The Conservative benches especially, in the 1950s and 1960s, were littered with men of field rank or above whose MCs and DSOs spoke of valiant deeds in the face of the enemy; yet they assisted in a succession of regimes that helped undo this country's prosperity for the best part of 30 years. Churchill's peacetime administration from 1951 to 1955. Macmillan's and Heath's all took the line of least resistance against forces that were at work to wreck Britain. Andrew Roberts, in his Eminent Churchillians, exposed the lengths to which Walter Monckton, as Churchill's minister of labour, went to buy off the unions. Macmillan refused to cut public spending, with inflationary consequences, because reductions in welfare benefits might have upset the working classes. Heath, in opposition to Harold Wilson from 1965 to 1970, differed from the socialist orthodoxy only in degree rather than in principle.
The people who had fought in and survived the war voted for these politicians and their short-termist views. The administrations they elected contained a heavy proportion of those who had once lived by the maxim that the best way to defeat an enemy was to kill him. It was almost as if the supreme exertion of the war had been enough for one lifetime; the peace should be something that was conducted without undue confrontation. As a result, antidemocratic forces such as the unions gained increasing amounts of power until, in 1974, they effectively sacked a government.

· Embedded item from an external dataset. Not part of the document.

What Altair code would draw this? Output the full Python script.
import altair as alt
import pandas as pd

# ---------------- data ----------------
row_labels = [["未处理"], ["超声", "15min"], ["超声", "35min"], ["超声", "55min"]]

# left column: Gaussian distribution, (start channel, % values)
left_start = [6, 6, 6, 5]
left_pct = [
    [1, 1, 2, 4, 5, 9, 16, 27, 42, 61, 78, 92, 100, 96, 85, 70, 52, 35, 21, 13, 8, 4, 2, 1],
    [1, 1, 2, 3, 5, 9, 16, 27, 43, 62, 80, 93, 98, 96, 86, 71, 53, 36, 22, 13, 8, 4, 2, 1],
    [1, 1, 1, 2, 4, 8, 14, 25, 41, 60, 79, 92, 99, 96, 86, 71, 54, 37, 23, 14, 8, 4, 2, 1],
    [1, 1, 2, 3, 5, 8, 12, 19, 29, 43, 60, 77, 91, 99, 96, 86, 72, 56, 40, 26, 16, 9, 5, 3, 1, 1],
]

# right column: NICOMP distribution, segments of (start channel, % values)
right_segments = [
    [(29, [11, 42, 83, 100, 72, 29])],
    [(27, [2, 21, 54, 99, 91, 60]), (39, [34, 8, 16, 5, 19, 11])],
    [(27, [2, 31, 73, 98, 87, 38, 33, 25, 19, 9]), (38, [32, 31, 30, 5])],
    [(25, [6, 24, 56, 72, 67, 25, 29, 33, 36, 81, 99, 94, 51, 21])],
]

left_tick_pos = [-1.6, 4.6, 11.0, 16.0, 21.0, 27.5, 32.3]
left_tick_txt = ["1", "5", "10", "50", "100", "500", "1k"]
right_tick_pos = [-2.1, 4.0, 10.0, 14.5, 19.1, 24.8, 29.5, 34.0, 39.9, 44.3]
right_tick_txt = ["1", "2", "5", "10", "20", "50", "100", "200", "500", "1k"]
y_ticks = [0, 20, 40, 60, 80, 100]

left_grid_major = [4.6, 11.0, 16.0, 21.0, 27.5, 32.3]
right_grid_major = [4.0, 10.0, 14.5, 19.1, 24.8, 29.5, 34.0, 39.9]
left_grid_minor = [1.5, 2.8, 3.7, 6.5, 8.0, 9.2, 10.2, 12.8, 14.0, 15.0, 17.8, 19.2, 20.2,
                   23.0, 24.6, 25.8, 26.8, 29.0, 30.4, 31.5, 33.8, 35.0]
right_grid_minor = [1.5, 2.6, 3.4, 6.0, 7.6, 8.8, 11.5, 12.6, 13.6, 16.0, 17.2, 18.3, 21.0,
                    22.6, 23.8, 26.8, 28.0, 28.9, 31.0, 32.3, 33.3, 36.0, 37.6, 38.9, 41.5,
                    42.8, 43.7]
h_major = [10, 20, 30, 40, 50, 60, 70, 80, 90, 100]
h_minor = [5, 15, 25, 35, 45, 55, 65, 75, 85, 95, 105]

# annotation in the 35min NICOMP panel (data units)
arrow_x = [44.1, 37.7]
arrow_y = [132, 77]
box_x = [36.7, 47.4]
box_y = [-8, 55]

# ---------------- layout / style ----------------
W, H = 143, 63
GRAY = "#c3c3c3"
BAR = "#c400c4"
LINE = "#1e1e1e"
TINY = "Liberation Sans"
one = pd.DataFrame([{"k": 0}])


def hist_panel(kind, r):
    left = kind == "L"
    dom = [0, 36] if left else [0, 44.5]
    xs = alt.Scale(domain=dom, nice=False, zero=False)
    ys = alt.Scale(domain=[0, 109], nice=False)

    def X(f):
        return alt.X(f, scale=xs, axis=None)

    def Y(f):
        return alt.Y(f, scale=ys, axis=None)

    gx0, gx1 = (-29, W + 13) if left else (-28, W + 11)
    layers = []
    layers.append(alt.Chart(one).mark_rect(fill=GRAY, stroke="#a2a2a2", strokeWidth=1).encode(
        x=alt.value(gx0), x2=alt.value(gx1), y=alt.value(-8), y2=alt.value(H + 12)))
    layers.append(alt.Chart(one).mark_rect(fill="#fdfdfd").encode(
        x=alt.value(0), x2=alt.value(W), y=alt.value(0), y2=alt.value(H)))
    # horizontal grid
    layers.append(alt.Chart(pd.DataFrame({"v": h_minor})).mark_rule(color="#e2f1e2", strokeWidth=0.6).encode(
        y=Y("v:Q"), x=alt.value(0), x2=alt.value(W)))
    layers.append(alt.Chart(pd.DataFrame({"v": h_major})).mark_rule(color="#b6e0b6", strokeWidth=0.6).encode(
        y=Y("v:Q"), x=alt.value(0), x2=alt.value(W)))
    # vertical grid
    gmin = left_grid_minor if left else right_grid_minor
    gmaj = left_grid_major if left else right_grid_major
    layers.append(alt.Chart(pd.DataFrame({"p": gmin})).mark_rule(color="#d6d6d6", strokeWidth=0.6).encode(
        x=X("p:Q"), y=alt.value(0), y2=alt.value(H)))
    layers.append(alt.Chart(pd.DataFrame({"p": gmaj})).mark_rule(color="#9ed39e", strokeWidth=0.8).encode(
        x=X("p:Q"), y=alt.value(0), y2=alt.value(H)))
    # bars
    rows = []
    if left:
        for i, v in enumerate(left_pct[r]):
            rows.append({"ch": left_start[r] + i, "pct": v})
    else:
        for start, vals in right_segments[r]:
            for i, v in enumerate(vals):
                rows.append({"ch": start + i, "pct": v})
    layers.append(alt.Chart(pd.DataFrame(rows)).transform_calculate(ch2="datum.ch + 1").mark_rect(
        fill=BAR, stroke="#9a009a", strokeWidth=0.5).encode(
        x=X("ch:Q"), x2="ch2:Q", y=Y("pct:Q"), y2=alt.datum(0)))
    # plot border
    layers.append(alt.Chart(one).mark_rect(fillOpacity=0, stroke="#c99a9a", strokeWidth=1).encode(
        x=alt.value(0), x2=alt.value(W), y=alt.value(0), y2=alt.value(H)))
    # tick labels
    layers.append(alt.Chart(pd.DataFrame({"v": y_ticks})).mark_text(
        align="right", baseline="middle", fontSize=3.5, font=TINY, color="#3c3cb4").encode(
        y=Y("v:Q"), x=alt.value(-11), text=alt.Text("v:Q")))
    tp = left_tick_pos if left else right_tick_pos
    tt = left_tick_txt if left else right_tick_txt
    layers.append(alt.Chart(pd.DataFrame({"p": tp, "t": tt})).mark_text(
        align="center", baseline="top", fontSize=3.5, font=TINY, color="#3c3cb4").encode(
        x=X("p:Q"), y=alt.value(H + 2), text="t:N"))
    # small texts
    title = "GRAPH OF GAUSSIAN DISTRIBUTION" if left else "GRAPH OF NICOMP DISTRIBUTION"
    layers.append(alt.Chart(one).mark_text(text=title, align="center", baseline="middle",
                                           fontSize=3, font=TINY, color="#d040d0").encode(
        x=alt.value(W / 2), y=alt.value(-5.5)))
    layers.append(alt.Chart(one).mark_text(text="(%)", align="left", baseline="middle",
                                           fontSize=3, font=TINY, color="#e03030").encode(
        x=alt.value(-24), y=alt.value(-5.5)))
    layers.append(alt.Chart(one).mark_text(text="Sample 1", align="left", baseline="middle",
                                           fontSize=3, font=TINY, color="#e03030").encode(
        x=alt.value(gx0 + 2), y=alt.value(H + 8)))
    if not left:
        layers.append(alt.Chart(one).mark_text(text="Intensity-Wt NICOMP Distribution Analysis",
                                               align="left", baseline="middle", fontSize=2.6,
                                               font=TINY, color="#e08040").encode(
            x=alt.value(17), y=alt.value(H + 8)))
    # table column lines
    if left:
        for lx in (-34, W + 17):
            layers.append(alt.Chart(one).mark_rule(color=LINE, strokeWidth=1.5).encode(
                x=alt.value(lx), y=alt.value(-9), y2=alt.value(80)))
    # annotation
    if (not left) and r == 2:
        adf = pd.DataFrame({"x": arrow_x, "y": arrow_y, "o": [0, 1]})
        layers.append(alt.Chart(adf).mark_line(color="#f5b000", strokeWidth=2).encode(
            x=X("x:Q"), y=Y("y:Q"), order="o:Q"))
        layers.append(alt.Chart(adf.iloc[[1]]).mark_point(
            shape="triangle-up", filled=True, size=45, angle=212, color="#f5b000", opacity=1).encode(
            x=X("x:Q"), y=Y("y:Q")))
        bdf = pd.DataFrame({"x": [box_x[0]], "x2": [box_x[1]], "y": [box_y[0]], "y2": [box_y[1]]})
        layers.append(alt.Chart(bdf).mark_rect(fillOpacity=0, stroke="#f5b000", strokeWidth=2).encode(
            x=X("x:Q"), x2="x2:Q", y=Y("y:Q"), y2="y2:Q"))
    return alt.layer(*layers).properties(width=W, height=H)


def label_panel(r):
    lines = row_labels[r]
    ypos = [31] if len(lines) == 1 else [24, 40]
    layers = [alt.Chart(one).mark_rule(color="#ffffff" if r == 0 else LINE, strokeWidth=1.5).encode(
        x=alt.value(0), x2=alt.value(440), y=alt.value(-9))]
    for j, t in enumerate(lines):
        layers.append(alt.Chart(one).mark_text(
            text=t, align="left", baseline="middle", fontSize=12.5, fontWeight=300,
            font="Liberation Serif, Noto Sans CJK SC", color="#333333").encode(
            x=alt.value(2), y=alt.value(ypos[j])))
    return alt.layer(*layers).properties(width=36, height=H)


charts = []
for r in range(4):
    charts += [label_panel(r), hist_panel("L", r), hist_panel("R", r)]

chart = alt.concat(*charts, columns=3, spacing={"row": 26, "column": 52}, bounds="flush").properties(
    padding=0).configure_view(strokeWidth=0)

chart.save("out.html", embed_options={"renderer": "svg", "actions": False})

For all their heroism in war, it was the DDay generation that clamoured for, developed and exploited a welfare state. For more than 30 years they fostered the belief that the statism so necessary in conflict could be continued, with advantage, into the peace. The very institutions that had nurtured their resilience and sense of duty were, in turn, undermined by them. The family was torpedoed by the liberal divorce laws, and by the removal of the stigmas upon single parenthood and bastardy. The extended family, so vital in the 1920s and 1930s when the D-Day generation were children, was supplanted by the welfare state. Patriotism was ridiculed and caricatured by the very generation whose freedoms were secured by it, and cast aside in favour of post-imperial guilt. It is surprising, given the success with which the values and attitudes of the 1930s were put to use during the war, that the very people who harnessed them should have, in the subsequent peace, reacted so violently against them.

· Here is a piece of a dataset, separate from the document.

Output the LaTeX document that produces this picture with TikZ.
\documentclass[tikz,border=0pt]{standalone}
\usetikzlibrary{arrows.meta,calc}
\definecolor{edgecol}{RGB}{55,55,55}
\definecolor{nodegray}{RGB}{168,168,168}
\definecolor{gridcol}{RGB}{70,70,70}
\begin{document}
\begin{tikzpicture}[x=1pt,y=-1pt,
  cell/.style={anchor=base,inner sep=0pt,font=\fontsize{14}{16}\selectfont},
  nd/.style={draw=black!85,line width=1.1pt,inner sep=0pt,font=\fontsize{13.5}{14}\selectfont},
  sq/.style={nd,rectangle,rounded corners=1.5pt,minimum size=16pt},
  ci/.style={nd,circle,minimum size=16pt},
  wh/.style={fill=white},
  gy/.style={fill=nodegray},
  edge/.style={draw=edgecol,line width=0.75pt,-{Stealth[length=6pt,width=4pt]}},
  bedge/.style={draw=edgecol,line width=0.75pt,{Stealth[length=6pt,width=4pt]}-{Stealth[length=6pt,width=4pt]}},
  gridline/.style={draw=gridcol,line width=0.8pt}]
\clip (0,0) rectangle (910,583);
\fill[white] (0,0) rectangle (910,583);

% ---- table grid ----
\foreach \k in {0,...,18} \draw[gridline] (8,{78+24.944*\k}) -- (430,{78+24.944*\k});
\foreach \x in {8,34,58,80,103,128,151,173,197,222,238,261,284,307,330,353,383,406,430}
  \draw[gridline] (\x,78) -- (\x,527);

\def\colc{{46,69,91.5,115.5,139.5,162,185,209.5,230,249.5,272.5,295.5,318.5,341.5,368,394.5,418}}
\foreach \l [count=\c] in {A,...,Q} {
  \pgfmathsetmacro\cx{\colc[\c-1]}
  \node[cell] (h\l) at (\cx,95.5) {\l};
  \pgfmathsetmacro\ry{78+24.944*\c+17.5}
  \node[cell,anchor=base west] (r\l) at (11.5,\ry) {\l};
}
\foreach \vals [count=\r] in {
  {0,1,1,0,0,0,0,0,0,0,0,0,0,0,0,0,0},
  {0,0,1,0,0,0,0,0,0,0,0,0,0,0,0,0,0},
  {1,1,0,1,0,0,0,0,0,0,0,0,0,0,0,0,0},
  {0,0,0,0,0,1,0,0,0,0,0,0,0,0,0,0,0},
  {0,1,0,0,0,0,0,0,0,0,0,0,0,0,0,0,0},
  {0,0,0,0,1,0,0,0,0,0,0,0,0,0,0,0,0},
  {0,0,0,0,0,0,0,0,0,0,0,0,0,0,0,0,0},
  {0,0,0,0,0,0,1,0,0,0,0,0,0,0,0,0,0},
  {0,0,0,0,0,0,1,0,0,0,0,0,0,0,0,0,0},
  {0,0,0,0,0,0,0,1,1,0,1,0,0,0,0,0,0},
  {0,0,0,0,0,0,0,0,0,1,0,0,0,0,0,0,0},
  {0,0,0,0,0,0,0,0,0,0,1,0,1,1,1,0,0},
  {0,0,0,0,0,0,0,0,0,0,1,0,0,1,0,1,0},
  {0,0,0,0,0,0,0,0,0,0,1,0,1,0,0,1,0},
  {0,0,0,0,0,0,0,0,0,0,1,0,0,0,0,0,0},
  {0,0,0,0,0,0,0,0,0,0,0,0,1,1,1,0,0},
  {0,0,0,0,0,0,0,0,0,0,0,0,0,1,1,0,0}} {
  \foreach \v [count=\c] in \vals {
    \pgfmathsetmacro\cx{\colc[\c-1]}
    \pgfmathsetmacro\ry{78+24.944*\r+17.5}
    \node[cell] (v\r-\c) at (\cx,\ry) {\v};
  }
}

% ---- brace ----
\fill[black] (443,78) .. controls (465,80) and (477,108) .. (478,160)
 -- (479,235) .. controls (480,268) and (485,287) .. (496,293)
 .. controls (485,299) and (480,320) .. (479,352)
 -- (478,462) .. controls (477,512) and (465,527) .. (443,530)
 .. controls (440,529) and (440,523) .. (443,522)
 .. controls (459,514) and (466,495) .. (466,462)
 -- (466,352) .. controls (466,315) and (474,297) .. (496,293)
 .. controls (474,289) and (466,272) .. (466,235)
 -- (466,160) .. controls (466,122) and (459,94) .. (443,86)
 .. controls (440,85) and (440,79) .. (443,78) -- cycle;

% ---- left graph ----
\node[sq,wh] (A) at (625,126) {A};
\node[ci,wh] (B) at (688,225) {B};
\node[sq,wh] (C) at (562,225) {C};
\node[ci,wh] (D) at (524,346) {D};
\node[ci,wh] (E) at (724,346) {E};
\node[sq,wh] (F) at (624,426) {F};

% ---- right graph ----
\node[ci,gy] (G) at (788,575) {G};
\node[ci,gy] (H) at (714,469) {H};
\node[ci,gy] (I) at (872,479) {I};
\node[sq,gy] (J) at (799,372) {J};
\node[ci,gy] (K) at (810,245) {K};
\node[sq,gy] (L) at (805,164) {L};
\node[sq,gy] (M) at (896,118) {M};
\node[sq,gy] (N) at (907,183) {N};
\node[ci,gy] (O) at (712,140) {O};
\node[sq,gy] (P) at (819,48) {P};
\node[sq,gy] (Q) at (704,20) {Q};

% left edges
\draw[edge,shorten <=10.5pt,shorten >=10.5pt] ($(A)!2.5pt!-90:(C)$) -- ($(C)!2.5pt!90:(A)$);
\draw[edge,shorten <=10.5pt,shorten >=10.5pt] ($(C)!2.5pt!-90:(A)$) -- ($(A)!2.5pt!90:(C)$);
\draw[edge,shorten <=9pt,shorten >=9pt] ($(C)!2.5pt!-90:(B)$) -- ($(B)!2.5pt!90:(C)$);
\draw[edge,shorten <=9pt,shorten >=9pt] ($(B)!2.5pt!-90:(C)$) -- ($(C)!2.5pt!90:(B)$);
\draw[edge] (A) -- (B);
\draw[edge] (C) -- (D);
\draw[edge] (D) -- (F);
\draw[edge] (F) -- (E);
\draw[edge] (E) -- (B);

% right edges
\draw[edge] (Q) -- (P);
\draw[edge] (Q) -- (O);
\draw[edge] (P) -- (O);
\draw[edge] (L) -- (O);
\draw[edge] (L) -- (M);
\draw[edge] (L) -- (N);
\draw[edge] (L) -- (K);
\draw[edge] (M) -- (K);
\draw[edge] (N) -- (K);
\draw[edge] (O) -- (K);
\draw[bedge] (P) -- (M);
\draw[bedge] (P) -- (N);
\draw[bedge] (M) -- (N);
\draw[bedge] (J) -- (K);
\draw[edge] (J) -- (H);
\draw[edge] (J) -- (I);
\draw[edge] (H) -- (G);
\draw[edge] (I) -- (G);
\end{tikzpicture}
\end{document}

The liberal society is the direct legacy of those who fought the war. Had it existed before 1939, the effort of national will that was required for Britain to emerge undefeated would probably never have been possible. In Iraq today, those whose vocation it is to fight for Queen and country are doing a job which, whatever one's views on the conflict there, puts them in the proud tradition of the men who landed on Gold and Sword beaches 60 years ago this week.

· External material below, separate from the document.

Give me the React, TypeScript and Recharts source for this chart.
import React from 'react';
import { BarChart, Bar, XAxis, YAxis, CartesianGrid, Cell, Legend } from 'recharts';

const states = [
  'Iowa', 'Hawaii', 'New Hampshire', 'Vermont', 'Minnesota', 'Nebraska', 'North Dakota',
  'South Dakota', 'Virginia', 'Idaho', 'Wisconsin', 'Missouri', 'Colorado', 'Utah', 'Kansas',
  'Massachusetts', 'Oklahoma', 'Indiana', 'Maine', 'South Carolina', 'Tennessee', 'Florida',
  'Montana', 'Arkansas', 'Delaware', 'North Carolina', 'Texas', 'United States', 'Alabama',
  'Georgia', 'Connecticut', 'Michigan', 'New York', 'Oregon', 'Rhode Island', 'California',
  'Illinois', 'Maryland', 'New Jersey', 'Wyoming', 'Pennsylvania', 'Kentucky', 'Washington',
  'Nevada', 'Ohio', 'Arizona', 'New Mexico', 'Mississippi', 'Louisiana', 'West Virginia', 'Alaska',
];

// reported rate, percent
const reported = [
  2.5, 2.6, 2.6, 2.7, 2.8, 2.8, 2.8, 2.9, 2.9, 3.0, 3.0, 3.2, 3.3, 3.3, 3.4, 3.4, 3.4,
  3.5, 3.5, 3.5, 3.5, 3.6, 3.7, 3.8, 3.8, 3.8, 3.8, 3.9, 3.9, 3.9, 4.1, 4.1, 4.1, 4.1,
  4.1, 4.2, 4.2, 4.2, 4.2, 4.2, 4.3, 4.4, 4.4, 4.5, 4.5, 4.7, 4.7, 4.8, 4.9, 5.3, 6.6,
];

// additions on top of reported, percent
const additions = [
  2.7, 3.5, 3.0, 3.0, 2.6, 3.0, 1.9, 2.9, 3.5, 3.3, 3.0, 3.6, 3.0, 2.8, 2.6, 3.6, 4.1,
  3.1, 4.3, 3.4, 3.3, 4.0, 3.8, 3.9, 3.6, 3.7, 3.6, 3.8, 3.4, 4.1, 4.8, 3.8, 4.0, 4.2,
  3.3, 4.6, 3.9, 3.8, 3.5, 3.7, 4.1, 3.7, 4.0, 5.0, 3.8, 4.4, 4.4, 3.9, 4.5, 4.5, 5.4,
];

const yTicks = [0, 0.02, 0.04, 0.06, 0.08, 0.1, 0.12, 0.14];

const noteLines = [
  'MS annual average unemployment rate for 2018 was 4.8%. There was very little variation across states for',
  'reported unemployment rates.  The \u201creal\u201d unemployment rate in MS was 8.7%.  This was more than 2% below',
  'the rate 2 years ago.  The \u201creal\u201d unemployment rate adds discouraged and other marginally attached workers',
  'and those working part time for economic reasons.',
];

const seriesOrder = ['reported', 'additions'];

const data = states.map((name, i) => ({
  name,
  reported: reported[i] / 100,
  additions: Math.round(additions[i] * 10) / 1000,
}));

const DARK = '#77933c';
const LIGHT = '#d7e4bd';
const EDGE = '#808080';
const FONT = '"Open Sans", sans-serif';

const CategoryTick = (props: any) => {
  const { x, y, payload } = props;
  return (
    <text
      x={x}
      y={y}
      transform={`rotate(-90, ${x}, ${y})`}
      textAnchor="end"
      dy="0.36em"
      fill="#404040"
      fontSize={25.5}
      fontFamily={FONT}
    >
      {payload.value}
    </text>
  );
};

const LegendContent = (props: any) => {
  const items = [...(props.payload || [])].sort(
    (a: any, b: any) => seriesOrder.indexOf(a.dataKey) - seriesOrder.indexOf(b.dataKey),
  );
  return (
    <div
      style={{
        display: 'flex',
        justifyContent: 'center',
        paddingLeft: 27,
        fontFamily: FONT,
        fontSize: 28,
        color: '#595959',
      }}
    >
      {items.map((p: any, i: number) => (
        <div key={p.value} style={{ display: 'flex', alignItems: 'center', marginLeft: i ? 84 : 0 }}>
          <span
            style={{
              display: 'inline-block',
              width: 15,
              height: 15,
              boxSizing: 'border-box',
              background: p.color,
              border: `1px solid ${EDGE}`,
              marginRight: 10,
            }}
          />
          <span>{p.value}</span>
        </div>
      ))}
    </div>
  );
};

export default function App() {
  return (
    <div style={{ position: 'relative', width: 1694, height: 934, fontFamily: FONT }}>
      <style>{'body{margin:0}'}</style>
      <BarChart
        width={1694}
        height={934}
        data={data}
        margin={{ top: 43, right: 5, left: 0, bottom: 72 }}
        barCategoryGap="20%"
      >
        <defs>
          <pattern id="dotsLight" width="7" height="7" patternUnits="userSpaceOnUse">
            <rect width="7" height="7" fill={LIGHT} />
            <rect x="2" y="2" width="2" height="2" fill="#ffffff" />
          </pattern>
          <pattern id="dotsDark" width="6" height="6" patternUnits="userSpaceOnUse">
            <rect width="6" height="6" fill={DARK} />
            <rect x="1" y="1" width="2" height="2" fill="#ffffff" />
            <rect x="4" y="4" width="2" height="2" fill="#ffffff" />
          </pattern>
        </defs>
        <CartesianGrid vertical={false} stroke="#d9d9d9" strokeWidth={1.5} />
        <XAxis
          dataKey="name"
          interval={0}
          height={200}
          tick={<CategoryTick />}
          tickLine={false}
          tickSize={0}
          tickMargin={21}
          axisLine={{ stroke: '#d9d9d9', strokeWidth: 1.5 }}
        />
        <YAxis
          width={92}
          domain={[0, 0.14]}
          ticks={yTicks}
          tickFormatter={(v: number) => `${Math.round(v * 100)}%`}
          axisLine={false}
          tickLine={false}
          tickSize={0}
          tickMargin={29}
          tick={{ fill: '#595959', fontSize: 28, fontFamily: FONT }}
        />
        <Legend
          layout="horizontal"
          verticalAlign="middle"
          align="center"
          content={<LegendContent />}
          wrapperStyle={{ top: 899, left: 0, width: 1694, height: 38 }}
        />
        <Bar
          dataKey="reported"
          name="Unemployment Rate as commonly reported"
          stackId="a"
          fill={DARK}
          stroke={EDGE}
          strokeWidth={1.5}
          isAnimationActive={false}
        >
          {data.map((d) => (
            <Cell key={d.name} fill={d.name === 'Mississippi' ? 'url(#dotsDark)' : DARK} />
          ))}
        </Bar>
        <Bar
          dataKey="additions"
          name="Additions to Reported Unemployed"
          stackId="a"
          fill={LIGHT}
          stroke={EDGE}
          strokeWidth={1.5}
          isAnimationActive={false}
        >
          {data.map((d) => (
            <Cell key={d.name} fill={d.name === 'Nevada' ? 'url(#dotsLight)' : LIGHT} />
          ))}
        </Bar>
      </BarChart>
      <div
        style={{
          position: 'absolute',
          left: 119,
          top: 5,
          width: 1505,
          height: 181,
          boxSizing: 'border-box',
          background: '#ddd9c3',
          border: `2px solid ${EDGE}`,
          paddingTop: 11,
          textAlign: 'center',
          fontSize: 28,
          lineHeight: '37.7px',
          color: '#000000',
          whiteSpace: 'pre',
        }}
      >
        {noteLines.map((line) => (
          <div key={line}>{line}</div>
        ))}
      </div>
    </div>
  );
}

Whether this country could ever again find the will and the sense of common purpose to launch another great mobilisation such as was seen in 1914 or 1939 must, however, thanks to the events of the ensuing six decades, be very much in doubt. In that sense the D-Day generation, for all the wrong turns it took in peace, is very much the last that could ever merit the adjective 'heroic'. They deserve our admiration; but when they are gone, where will we find our example, in time of need?